CCHR Exhibit Exposes Human Rights Abuses in the Mental Health Industry

Opening of the Citizens Commission on Human Rights Psychiatry: An Industry of Death exhibit in Washington D.C.

Mental Health watchdog Citizens Commission on Human Rights Psychiatry: An Industry of Death exhibit in Washington, D.C., tells the untold story of the mental health industry.

Citizens Commission on Human Rights (CCHR) brought the Psychiatry: An Industry of Death exhibit to the Marriott Wardman Park Hotel Jan. 12 to 14 to educate D.C. professionals on ADHD treatments that have come under fire from the UN Committee on the Rights of the Child. They also brought this information to the attention of those attending the American Professional Society of ADHD and Related Disorders (APSARD) Annual Meeting.

The exhibit documents that Attention Deficit Hyperactivity Disorder or ADHD was voted into existence by the American Psychiatric Association (APA) in 1987 when compiling the Diagnostic and Statistical Manual of Mental Disorders — DSM-III-R (third edition-revised).

An analysis of national Medicaid claims for foster youth found 49 percent were on antipsychotics and 48 percent were on antidepressants, despite an FDA 'black box' warning that antidepressants increase suicide in children, adolescents and young adults.

Frederick D. Shaw, CCHR International spokesman and past-president of NAACP Compton, California

Profit Motivation

Those visiting the exhibit also learned of a Government Accountability Office report that focused on children in the Medicaid program. According to NPR, the report found “foster kids were more likely to be prescribed five or more psychotropic drugs at an age and at doses that exceed the maximum FDA-approved levels — both of which carry serious health risks.”

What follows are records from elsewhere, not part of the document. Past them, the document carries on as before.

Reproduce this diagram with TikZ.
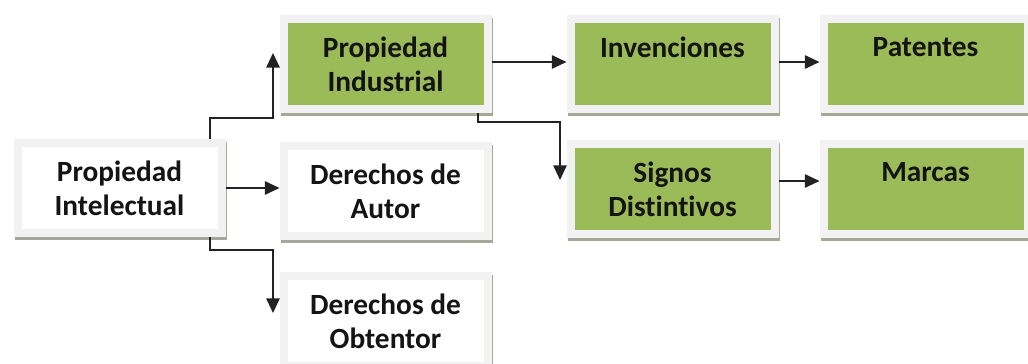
\documentclass[tikz,border=0pt]{standalone}
\usepackage{fontspec}
\setmainfont{Carlito}[RawFeature={-liga;-calt;-dlig;-clig}]
\usetikzlibrary{arrows.meta}
\definecolor{boxgreen}{HTML}{9BBB59}
\definecolor{framegray}{HTML}{F2F2F2}
\definecolor{shadowgray}{HTML}{A4A896}
\definecolor{linegray}{HTML}{222222}
\definecolor{txt}{HTML}{141414}
\begin{document}
\begin{tikzpicture}[x=0.75pt,y=-0.75pt,
  box/.style={draw=framegray, line width=6pt, minimum width=153pt, minimum height=67.5pt,
    inner sep=0pt, align=center, text=txt,
    font=\bfseries\fontsize{22}{25.5}\selectfont,
    preaction={draw=shadowgray, line width=6pt, transform canvas={shift={(1.3pt,-2pt)}}}},
  greenbox/.style={box, fill=boxgreen},
  whitebox/.style={box, fill=white},
  conn/.style={draw=linegray, line width=1.4pt, -{Triangle[length=11pt,width=10pt]}}]
\useasboundingbox (0,0) rectangle (1028,364);
\fill[white] (0,0) rectangle (1028,364);
\clip (0,0) rectangle (1028,364);

\node[whitebox] (pintel) at (119.5,188) {Propiedad\\Intelectual};
\node[greenbox] (pind) at (385.5,64) {Propiedad\\Industrial};
\node[whitebox] (dautor) at (385.5,191) {Derechos de\\Autor};
\node[whitebox] (dobt) at (385.5,321) {Derechos de\\Obtentor};
\node[greenbox] (inv) at (672.5,64) {Invenciones\\\mbox{}};
\node[greenbox] (pat) at (925.5,64) {Patentes\\\mbox{}};
\node[greenbox] (signos) at (672.5,189) {Signos\\Distintivos};
\node[greenbox] (marcas) at (925.5,189) {Marcas\\\mbox{}};

\coordinate (x210) at (210,0);
\coordinate (k1) at (273,118);
\coordinate (t1) at (273,53);
\coordinate (k3) at (273,250);
\coordinate (t3) at (273,313);
\coordinate (x478) at (478,0);
\coordinate (k5) at (560,122);
\coordinate (t5) at (560,180);

\draw[conn] (pintel.north -| x210) |- (k1) -- (t1);
\draw[conn] (pintel.east) -- (pintel.east -| dautor.west);
\draw[conn] (pintel.south -| x210) |- (k3) -- (t3);
\draw[conn] ([yshift=1.5pt]pind.east) -- ([yshift=1.5pt]inv.west);
\draw[conn] (pind.south -| x478) |- (k5) -- (t5);
\draw[conn] ([yshift=1.5pt]inv.east) -- ([yshift=1.5pt]pat.west);
\draw[conn] ([yshift=6pt]signos.east) -- ([yshift=6pt]marcas.west);
\end{tikzpicture}
\end{document}
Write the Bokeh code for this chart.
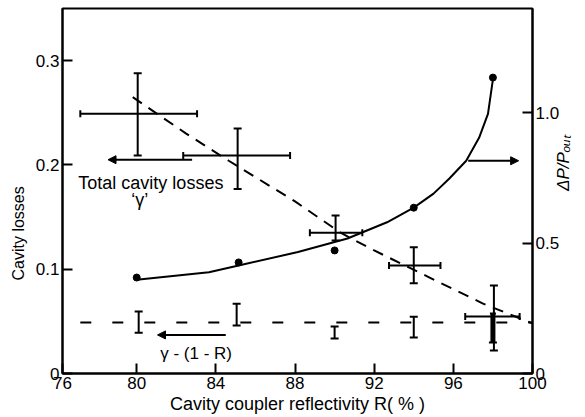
import math
from bokeh.plotting import figure
from bokeh.models import (Range1d, LinearAxis, FixedTicker, CustomJSTickFormatter, Title,
                          Label, Arrow, NormalHead, Whisker, TeeHead, ColumnDataSource)
from bokeh.embed import file_html
from bokeh.resources import INLINE

FONT = "Liberation Sans"

# ---------------- data ----------------
# axis ticks
x_ticks = [76.25, 80, 84, 88, 92, 96, 100]
y_left_ticks = [0, 0.1, 0.2, 0.3]
y_right_ticks = [0, 0.5, 1.0]

# total cavity losses 'gamma' (crosses with error bars)
tot_R = [80.05, 85.1, 90.05, 94.0, 98.05]
tot_g = [0.249, 0.209, 0.135, 0.1035, 0.0547]
tot_R_lo = [77.15, 82.35, 88.75, 92.75, 96.6]
tot_R_hi = [83.05, 87.75, 91.4, 95.35, 99.35]
tot_g_lo = [0.209, 0.177, 0.1275, 0.0865, 0.022]
tot_g_hi = [0.288, 0.235, 0.1515, 0.121, 0.0844]

# dashed trend through total losses
trend_R = [79.8, 82.5, 84.65, 88.0, 90.3, 92.0, 94.8, 97.5, 100.0]
trend_g = [0.265, 0.230, 0.204, 0.165, 0.135, 0.118, 0.092, 0.067, 0.048]

# gamma - (1 - R) error bars
res_R = [80.1, 85.05, 90.0, 94.0]
res_lo = [0.039, 0.046, 0.0335, 0.0345]
res_hi = [0.0595, 0.067, 0.045, 0.0545]
res98_R = [98.0]
res98_lo = [0.0297]
res98_hi = [0.0575]

# horizontal dashed level of gamma - (1 - R)
level_R = [77.15, 100.0]
level_g = [0.049, 0.049]

# Delta P / P_out measured points (right axis)
dp_R = [80.0, 85.15, 90.0, 94.0, 98.0]
dp_val = [0.368, 0.426, 0.472, 0.636, 1.135]

# solid curve through Delta P / P_out (right axis)
fit_R = [80.0, 83.65, 85.15, 88.15, 90.65, 92.65, 94.0, 95.0, 95.8, 96.65, 97.3, 97.75, 98.0]
fit_val = [0.36, 0.388, 0.414, 0.466, 0.518, 0.58, 0.636, 0.69, 0.748, 0.816, 0.904, 0.996, 1.128]

# arrows (left-axis units)
arr_x0 = [82.8, 96.75, 84.5]
arr_x1 = [78.55, 99.3, 81.05]
arr_y = [0.205, 0.204, 0.037]

# ---------------- figure ----------------
p = figure(width=585, height=417,
           x_range=Range1d(76.25, 100), y_range=Range1d(0, 0.35),
           output_backend="svg", toolbar_location=None,
           min_border_left=62, min_border_right=48,
           min_border_top=8, min_border_bottom=44,
           background_fill_color="white", border_fill_color="white")
p.grid.visible = False
p.outline_line_color = "black"
p.outline_line_width = 2
p.extra_y_ranges = {"right": Range1d(0, 1.4)}
p.add_layout(LinearAxis(y_range_name="right"), "right")

p.xaxis.ticker = FixedTicker(ticks=x_ticks)
p.xaxis.formatter = CustomJSTickFormatter(code="return Math.round(tick).toFixed(0);")
p.yaxis[0].ticker = FixedTicker(ticks=y_left_ticks)
p.yaxis[1].ticker = FixedTicker(ticks=y_right_ticks)
for ax in p.yaxis:
    ax.formatter = CustomJSTickFormatter(code="return tick == 0 ? '0' : tick.toFixed(1);")

for ax in list(p.xaxis) + list(p.yaxis):
    ax.axis_line_width = 2
    ax.axis_line_color = "black"
    ax.major_tick_in = 10
    ax.major_tick_out = 0
    ax.major_tick_line_width = 2
    ax.major_tick_line_color = "black"
    ax.minor_tick_line_color = None
    ax.major_label_text_font = FONT
    ax.major_label_text_font_size = "17px"
    ax.major_label_text_color = "black"
    ax.major_label_standoff = 3

# bottom title (shifted right a little, like the reference)
p.add_layout(Title(text="Cavity coupler reflectivity R( % )", align="center", offset=10,
                   standoff=0, text_font=FONT, text_font_size="18px",
                   text_font_style="normal", text_color="black"), "below")

# right title on a tick-less companion axis, reading bottom-to-top
title_axis = LinearAxis(y_range_name="right", bounds=(0.3346, 0.5346),
                        ticker=FixedTicker(ticks=[]),
                        axis_line_color=None, major_tick_line_color=None,
                        minor_tick_line_color=None, major_label_standoff=0,
                        major_tick_in=0, major_tick_out=0,
                        axis_label="\u0394P/P\u2092\u1d64\u209c",
                        axis_label_text_font=FONT, axis_label_text_font_size="17px",
                        axis_label_text_font_style="italic", axis_label_text_color="black",
                        axis_label_standoff=1)
if "axis_label_orientation" in title_axis.properties():
    title_axis.axis_label_orientation = math.pi / 2
p.add_layout(title_axis, "right")

# left title, shifted downward like the reference
p.add_layout(Title(text="Cavity losses", align="left", offset=93, standoff=12,
                   text_font=FONT, text_font_size="16px", text_font_style="normal",
                   text_color="black"), "left")

# dashed trend
p.line(trend_R, trend_g, line_color="black", line_width=2, line_dash="11 8")
# dashed level
p.line(level_R, level_g, line_color="black", line_width=2, line_dash="11 21")

# total loss crosses
tot_src = ColumnDataSource(dict(R=tot_R, g=tot_g, Rlo=tot_R_lo, Rhi=tot_R_hi,
                                glo=tot_g_lo, ghi=tot_g_hi))
p.add_layout(Whisker(source=tot_src, base="R", lower="glo", upper="ghi", dimension="height",
                     line_width=2, line_color="black",
                     upper_head=TeeHead(size=8, line_width=2, line_color="black"),
                     lower_head=TeeHead(size=8, line_width=2, line_color="black")))
p.add_layout(Whisker(source=tot_src, base="g", lower="Rlo", upper="Rhi", dimension="width",
                     line_width=2, line_color="black",
                     upper_head=TeeHead(size=7, line_width=2, line_color="black"),
                     lower_head=TeeHead(size=7, line_width=2, line_color="black")))

# gamma-(1-R) bars
res_src = ColumnDataSource(dict(R=res_R, lo=res_lo, hi=res_hi))
p.add_layout(Whisker(source=res_src, base="R", lower="lo", upper="hi", dimension="height",
                     line_width=2, line_color="black",
                     upper_head=TeeHead(size=8, line_width=2, line_color="black"),
                     lower_head=TeeHead(size=8, line_width=2, line_color="black")))
res98_src = ColumnDataSource(dict(R=res98_R, lo=res98_lo, hi=res98_hi))
p.add_layout(Whisker(source=res98_src, base="R", lower="lo", upper="hi", dimension="height",
                     line_width=5, line_color="black",
                     upper_head=TeeHead(size=6, line_width=2, line_color="black"),
                     lower_head=TeeHead(size=8, line_width=2, line_color="black")))

# Delta P / P_out curve and points
p.line(fit_R, fit_val, y_range_name="right", line_color="black", line_width=2)
p.scatter(dp_R, dp_val, y_range_name="right", size=7, marker="circle",
          fill_color="black", line_color="black")

# arrows
arr_src = ColumnDataSource(dict(x0=arr_x0, x1=arr_x1, y=arr_y))
p.add_layout(Arrow(source=arr_src, x_start="x0", y_start="y", x_end="x1", y_end="y",
                   line_width=2, line_color="black",
                   end=NormalHead(size=8, fill_color="black", line_color="black", line_width=1)))

# in-plot texts
def add_text(text, x, y, size="17px", align="left", baseline="alphabetic", style="normal"):
    p.add_layout(Label(x=x, y=y, text=text, text_font=FONT, text_font_size=size,
                       text_align=align, text_baseline=baseline,
                       text_font_style=style, text_color="black"))

add_text("Total cavity losses", 77.05, 0.183, size="18px")
add_text("\u2018\u03b3\u2019", 80.15, 0.166, size="18px", align="center")
add_text("\u03b3 - (1 - R)", 83.0, 0.0192, size="17px", align="center")

open("out.html", "w").write(file_html(p, INLINE))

CCHR International spokesman and past-president of NAACP Compton, California, Frederick D. Shaw, said that “Persons of color are overrepresented in high poverty areas and an analysis of national Medicaid claims for foster youth found 49 percent were on antipsychotics and 48 percent were on antidepressants, despite an FDA ‘black box’ warning that antidepressants increase suicide in children, adolescents and young adults. Antipsychotics create diabetes. We need better protections for these children; whatever has been done to date is insufficient.”

In November 2011, the Centers for Medicare and Medicaid Services (CMS), the Substance Abuse and Mental Health Services Administration (SAMHSA), and the Administration for Children and Families (ACF) wrote a joint letter to state health directors encouraging them to strengthen oversight of psychotropic drug use among the foster care population.

According to the Boston Globe, APSARD president-elect Dr. Joseph Biederman was sanctioned by Massachusetts General Hospital and Harvard Medical School for violating conflict of interest rules. “They did not specify the nature of the violations,” the Globe reports. “But in 2008, Senator Charles Grassley, an Iowa Republican, accused the three doctors of accepting millions of dollars in consulting fees from drug makers from 2000 to 2007, and of failing for years to report much of the income to university officials.”

Citizens Commission on Human Rights (CCHR) is a nonprofit charitable mental health watchdog co-founded in 1969 by the Church of Scientology and professor of psychiatry Dr. Thomas Szasz. It is dedicated to eradicating psychiatric abuse and ensuring patient protection.

With headquarters in Los Angeles, California, CCHR International guides a global human rights advocacy network of some 180 chapters across 34 nations. CCHR Commissioners include physicians, psychiatrists, psychologists, lawyers, legislators, government officials, educators and civil rights representatives.